» What needs to be done
Search the material below for the string "Recreate" and list each line that holds it.
---------- Records provided
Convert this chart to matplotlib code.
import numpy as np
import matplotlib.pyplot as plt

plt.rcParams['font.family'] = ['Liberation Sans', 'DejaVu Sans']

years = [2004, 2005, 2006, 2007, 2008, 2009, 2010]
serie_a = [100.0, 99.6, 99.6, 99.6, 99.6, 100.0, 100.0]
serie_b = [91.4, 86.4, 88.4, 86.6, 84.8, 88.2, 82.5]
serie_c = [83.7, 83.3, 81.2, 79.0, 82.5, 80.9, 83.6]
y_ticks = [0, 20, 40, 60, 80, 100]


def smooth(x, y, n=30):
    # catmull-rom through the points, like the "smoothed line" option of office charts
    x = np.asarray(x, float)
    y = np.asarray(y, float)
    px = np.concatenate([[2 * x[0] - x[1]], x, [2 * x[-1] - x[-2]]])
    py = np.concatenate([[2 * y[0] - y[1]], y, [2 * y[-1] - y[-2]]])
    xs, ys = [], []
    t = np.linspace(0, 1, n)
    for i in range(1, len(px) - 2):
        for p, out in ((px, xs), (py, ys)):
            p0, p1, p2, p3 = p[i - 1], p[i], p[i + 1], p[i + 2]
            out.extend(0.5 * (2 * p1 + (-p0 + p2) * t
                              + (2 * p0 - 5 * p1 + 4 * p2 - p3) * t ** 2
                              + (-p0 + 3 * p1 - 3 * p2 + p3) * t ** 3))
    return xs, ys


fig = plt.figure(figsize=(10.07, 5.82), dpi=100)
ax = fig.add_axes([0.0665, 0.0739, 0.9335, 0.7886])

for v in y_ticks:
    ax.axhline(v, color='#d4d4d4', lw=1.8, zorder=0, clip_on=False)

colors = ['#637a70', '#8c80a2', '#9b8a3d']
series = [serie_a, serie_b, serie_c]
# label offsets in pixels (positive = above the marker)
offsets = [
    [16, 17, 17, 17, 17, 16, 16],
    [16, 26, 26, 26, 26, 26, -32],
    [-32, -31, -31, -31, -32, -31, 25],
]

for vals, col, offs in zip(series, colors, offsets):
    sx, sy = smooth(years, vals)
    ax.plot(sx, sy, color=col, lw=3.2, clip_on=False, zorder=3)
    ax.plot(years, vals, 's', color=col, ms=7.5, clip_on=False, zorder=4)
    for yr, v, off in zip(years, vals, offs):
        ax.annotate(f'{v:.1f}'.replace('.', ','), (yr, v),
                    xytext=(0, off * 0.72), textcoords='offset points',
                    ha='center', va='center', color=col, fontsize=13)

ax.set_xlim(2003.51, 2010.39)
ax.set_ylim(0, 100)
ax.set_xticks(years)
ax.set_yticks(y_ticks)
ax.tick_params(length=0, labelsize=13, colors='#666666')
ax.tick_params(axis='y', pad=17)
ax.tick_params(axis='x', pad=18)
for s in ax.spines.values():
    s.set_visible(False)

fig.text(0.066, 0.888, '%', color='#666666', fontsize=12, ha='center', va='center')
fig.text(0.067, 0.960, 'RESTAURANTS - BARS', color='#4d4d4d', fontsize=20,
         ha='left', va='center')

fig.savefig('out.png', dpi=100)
--------------------
---------- Records provided
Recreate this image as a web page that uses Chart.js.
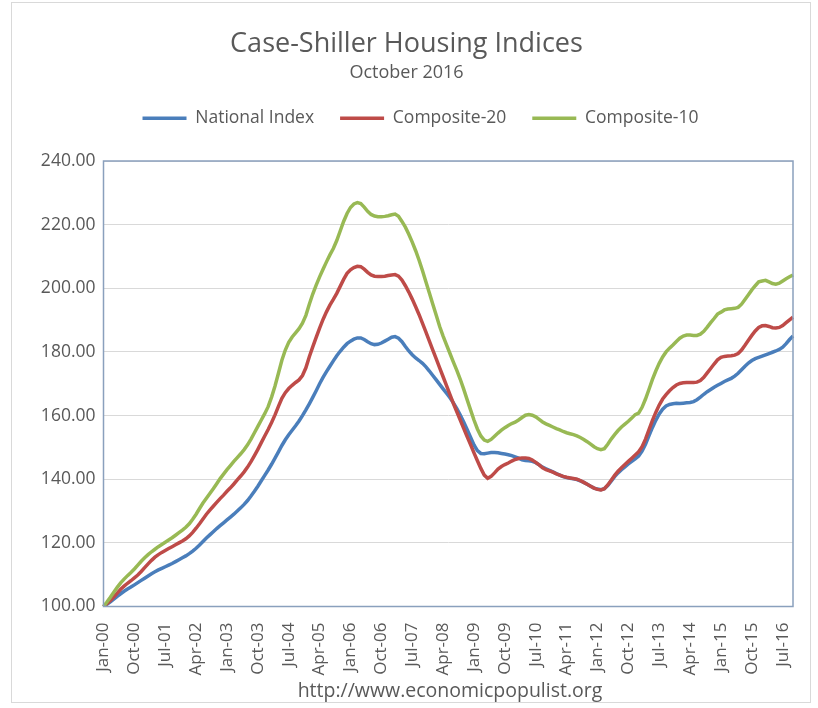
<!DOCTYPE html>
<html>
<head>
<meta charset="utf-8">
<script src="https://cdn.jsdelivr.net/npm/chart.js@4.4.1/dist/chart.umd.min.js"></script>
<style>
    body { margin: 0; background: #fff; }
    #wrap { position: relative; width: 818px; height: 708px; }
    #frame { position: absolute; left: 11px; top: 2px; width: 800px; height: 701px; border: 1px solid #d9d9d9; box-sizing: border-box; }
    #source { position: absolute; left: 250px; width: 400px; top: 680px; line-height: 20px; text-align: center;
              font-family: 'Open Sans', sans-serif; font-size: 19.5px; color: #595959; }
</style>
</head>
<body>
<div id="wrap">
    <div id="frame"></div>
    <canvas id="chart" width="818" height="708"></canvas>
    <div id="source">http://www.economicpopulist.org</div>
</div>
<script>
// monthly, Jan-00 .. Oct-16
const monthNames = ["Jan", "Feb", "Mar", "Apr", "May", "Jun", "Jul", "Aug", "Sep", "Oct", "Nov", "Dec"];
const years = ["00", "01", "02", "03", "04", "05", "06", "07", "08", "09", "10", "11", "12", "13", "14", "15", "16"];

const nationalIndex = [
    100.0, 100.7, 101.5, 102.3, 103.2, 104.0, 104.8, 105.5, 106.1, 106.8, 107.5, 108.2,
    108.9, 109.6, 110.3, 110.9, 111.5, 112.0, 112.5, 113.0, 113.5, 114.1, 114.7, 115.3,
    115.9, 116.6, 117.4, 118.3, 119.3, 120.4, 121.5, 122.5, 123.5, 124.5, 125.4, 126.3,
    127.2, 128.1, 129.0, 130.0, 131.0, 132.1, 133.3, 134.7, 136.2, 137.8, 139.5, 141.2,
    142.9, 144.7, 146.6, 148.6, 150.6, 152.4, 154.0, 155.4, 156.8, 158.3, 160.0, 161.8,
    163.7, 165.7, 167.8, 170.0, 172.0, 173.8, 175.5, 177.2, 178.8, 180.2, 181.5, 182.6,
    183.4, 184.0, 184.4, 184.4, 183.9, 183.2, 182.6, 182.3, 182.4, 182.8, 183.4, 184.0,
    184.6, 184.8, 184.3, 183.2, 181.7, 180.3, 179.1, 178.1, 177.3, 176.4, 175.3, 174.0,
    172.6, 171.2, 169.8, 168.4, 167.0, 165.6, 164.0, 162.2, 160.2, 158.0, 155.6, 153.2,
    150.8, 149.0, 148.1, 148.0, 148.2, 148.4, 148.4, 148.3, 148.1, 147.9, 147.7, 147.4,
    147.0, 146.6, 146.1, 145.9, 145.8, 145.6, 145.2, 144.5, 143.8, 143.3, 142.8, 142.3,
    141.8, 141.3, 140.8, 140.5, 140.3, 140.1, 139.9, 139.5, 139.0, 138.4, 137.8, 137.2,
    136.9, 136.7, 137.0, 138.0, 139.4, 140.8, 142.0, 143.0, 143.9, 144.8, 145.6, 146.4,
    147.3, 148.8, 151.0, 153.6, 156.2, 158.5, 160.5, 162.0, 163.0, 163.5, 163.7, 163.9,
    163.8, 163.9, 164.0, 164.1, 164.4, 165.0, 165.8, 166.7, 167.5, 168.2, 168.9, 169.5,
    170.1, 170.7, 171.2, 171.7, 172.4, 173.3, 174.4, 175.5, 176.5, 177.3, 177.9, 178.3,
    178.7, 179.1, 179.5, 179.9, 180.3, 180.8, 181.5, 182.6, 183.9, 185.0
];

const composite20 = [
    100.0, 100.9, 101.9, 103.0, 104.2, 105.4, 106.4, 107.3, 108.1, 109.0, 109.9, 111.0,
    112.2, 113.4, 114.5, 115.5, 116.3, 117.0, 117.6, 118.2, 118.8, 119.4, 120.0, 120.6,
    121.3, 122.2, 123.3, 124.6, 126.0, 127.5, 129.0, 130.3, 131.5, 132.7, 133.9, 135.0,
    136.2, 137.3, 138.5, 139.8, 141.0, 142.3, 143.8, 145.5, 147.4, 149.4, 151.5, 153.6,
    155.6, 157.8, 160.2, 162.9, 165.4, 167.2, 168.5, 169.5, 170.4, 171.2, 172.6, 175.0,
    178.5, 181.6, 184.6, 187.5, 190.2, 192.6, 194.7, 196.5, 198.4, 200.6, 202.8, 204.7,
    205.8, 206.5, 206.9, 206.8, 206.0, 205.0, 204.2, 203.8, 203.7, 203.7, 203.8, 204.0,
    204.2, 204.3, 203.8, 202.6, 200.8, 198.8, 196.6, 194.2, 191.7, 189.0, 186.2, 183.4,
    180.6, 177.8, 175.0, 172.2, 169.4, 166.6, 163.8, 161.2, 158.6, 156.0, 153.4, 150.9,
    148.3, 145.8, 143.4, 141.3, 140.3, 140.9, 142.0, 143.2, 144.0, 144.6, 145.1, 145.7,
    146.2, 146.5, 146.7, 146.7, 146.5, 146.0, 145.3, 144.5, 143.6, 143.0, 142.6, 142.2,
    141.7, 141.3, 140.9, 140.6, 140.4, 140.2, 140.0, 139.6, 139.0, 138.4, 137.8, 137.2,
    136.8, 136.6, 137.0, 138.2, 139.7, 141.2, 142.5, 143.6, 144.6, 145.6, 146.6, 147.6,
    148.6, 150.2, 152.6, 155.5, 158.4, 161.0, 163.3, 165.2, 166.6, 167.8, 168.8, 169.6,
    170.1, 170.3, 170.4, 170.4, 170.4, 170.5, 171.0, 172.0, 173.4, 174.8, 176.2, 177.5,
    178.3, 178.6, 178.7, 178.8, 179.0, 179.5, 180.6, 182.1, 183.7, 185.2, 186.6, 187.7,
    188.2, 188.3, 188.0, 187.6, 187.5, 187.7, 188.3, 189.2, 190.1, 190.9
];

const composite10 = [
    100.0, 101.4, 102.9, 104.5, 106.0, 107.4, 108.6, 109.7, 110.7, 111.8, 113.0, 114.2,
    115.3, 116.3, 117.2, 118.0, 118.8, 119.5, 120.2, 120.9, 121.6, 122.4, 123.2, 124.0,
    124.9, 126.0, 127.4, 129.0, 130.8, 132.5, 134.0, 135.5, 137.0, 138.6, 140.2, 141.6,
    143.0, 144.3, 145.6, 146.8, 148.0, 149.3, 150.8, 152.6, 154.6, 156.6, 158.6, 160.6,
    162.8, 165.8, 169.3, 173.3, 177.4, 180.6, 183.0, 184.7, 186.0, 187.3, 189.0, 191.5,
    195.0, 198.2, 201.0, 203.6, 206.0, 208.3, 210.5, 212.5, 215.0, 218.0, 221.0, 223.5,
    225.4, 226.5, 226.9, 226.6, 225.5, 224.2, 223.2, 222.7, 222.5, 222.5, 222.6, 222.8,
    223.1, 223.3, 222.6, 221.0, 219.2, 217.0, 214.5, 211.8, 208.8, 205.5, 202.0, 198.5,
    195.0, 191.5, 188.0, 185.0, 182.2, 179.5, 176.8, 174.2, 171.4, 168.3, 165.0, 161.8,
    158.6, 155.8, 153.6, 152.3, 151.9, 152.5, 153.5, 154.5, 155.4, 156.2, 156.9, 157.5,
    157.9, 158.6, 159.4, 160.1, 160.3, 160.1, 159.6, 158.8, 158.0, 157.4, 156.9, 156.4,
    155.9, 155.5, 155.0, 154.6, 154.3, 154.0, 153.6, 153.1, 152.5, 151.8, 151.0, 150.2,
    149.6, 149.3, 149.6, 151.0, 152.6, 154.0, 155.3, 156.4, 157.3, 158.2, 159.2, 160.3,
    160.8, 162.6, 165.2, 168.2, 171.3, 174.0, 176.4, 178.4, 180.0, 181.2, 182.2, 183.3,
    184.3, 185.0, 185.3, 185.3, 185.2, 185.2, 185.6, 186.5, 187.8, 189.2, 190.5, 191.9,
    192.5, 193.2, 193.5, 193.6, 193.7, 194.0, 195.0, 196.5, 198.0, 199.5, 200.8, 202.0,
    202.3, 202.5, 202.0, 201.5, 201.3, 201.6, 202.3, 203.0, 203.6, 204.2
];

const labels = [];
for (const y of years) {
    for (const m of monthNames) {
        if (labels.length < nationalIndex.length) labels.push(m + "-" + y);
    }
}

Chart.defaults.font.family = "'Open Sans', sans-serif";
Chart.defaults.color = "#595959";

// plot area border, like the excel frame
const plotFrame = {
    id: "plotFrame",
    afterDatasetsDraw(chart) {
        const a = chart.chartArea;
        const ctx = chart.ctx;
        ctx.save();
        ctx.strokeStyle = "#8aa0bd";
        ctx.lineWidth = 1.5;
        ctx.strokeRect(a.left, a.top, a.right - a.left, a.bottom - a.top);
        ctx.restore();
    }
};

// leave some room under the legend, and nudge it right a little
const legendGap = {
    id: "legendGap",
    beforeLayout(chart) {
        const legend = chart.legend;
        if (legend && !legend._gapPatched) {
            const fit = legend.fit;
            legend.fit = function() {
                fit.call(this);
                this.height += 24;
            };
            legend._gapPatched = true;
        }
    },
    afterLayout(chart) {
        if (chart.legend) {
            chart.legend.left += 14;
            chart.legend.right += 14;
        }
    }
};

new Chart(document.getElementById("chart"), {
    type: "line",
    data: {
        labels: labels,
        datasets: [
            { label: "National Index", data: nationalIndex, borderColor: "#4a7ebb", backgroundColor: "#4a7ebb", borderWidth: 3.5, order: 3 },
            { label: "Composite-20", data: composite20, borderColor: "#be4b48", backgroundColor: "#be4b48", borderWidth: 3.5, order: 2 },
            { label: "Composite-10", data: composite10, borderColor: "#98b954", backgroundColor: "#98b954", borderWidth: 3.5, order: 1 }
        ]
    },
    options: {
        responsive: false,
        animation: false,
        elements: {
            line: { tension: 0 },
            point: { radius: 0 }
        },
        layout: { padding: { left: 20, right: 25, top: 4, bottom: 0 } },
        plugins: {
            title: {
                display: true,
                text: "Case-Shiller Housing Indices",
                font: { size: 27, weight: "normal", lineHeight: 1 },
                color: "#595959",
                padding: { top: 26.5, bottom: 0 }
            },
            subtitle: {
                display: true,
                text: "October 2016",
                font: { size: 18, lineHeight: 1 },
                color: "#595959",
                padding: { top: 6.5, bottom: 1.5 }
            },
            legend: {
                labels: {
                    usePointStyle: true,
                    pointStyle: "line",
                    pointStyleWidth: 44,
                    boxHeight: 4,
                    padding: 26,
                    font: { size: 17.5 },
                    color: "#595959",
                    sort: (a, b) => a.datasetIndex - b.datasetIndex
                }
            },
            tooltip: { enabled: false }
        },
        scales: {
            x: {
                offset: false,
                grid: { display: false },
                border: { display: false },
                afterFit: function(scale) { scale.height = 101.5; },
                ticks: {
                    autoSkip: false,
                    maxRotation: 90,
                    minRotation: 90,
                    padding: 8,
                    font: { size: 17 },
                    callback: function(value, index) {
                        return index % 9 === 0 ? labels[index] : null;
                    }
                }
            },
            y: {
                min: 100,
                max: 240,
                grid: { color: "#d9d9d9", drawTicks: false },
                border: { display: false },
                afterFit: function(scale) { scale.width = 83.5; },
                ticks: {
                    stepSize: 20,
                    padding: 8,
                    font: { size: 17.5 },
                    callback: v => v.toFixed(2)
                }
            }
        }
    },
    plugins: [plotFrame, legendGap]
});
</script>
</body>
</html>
--------------------
---------- Records provided
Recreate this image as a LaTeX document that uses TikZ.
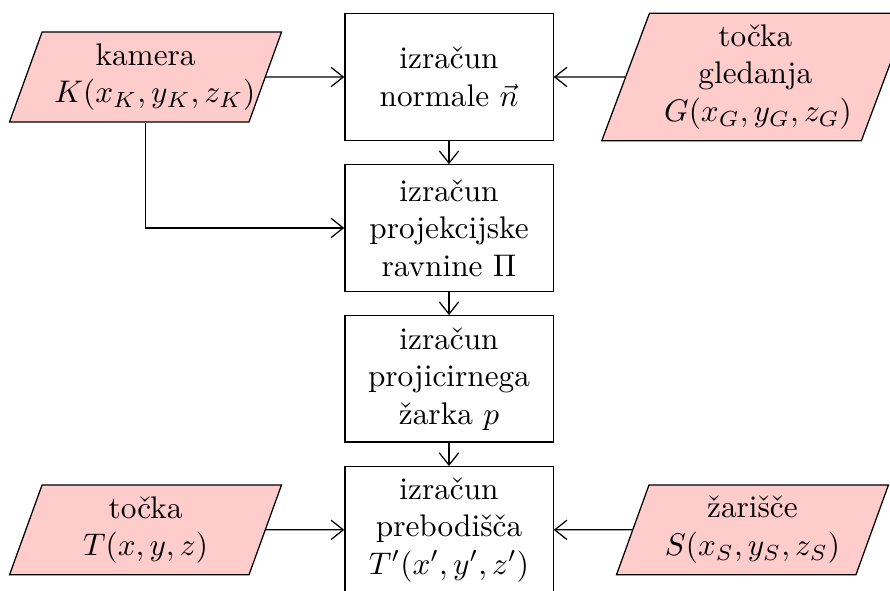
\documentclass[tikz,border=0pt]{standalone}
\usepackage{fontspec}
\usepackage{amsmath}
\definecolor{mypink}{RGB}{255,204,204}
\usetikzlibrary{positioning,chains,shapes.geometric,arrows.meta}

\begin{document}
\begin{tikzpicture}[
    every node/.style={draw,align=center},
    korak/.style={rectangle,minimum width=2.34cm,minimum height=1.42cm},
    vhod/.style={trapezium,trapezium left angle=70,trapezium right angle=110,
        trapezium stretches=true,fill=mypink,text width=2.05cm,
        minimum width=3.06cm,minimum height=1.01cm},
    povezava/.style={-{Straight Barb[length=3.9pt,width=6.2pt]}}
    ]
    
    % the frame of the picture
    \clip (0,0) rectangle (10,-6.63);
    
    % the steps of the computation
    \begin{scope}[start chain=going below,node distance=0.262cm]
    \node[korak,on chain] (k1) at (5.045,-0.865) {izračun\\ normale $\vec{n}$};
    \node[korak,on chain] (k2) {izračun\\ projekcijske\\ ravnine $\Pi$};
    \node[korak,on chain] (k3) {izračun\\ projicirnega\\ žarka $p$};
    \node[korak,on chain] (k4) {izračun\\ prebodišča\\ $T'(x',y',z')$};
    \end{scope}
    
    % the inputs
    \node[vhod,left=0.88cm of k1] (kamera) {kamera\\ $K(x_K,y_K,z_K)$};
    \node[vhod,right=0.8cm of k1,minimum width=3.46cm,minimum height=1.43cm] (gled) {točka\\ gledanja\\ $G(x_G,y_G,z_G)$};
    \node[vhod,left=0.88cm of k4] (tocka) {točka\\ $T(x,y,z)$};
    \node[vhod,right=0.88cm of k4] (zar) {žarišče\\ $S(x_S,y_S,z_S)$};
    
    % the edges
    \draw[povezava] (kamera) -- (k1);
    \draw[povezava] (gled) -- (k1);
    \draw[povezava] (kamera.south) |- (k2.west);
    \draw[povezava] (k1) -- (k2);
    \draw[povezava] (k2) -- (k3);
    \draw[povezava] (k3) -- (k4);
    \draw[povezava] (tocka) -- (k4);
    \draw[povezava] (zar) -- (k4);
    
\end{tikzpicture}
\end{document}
--------------------
» Final result
Recreate this image as a web page that uses Chart.js.
Recreate this image as a LaTeX document that uses TikZ.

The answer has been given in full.